Back when things got a little rambunctious between Brad Keselowski and Jeff Gordon at Texas in 2014, Keselowski framed his trackside relationships with context and contentiousness.
There was no need to offer a mea culpa or a make-nice bottle of Chardonnay. Not to Gordon. Not to Matt Kenseth, who tried to tackle him between haulers in a dustup at Charlotte. No one.
"I'm still the youngest guy who has won a championship in the last decade," he told me in Homestead, a few days before the last race of that season. "It makes me the newest guy in the circle. I'm a threat to those who are established in the sport. I understand that. I accept that. And if they're going to try to put a double standard on me to hold us back, I'm not going to stand for it."
Perhaps his NASCAR colleagues are still trying to figure out what to make of Keselowski, who won the season title in 2012 and never once shied away from voicing strong opinions on just about any topic.
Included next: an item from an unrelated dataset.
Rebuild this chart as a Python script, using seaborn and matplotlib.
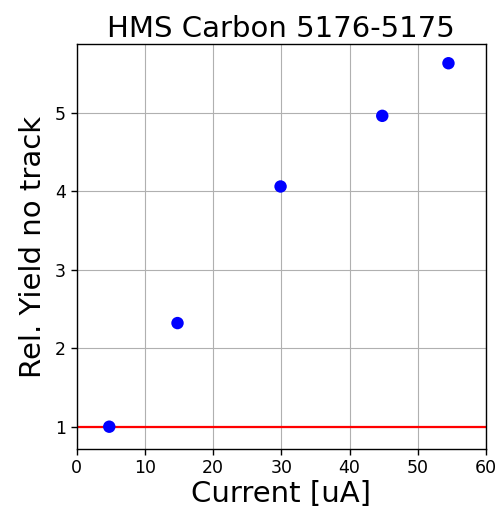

The Michigan native thought he was perfectly in his place. Others thought he got a little uppity.
Keselowski is making noise again in 2017, and it's not a good thing for anyone still clinging to the uppity-brat perspective.
His victory Sunday at Martinsville was his second of the season — best of any driver — and fifth Top 5 in six starts. He is now playing with house money as a lock to make the 16-driver playoffs. But as everyone knows, Keselowski knows only one speed, and it is fast-forward.
"You're forced to live on the edge, and no matter who you are and what you do, when you live on the edge, you're going to step over," Keselowski said after his victory. "You're going to fall off. And I think in a lot of ways, that's what this sport is about.
"This sport is about living as close to the edge as you can without going too far, without falling over, and knowing that when you do that for a living that there's going to be those moments where something happens where you go over and you have to recover from it."
Keselowski wasn't just talking short-term dynamics. He overcame a speeding penalty to win in Martinsville. In the bigger picture, he will have to overcome the suspension of crew chief Paul Wolfe. He served the first of a three-race suspension the previous week for the Penske team's car failing post-race measurements March 19 at Phoenix Raceway. But Wolfe returned this past Sunday on appeal, which has yet to be heard.
Keselowski seems fine dealing with all the cross-town traffic in his racing career, and all that noise.
The same cannot be said for everyone else.
Johnson looks for speed
Mr. Seven-Time is finding that the numbers aren't exactly adding up in the quest for No. 8.
Jimmie Johnson, he of seven Cup titles, finished an uninspiring 15th at Martinsville. That's a tough deal for someone with much higher expectations. Johnson has won nine times at Martinsville.
But it's also reflective of a bigger-picture problem. Johnson is 14th in the standings, with only one top-10 finish after six races.
"No, I don't mind the questions," Johnson said before the race, alluding to his struggles. "I mean they are rightfully asked. I think the overreaction on either side is very amusing — if we are not winning, how big of a deal some make of it, and when we win, how big of a deal some make of it.
"I think our history shows that we can rebound quickly and we have unfortunately had slow summers through our existence. ... I am so fortunate my career has shifted in a way to where there are high expectations that come with it. I will gladly take that than a lot of situations that other drivers are sitting in. I don't mind that; I just find it amusing the overreaction good and bad."
Champion passes
A moment of respectful silence for two-time champion Sam Ard, who died Sunday morning.
Ard, 78, won 18 races during his championship seasons in 1983 and 1984, competing in the division now called the Xfinity Series. He retired from racing after suffering severe head trauma in a crash at Rockingham Speedway in North Carolina in the next-to-last race of his 1984 championship season.
"For many years, Sam Ard's persona was that of a tough-as-nails racer," NASCAR said in a statement. "No matter the track or the competition, he battled to the end. That fighter's mentality lasted throughout his life, and far beyond the confines of a race car."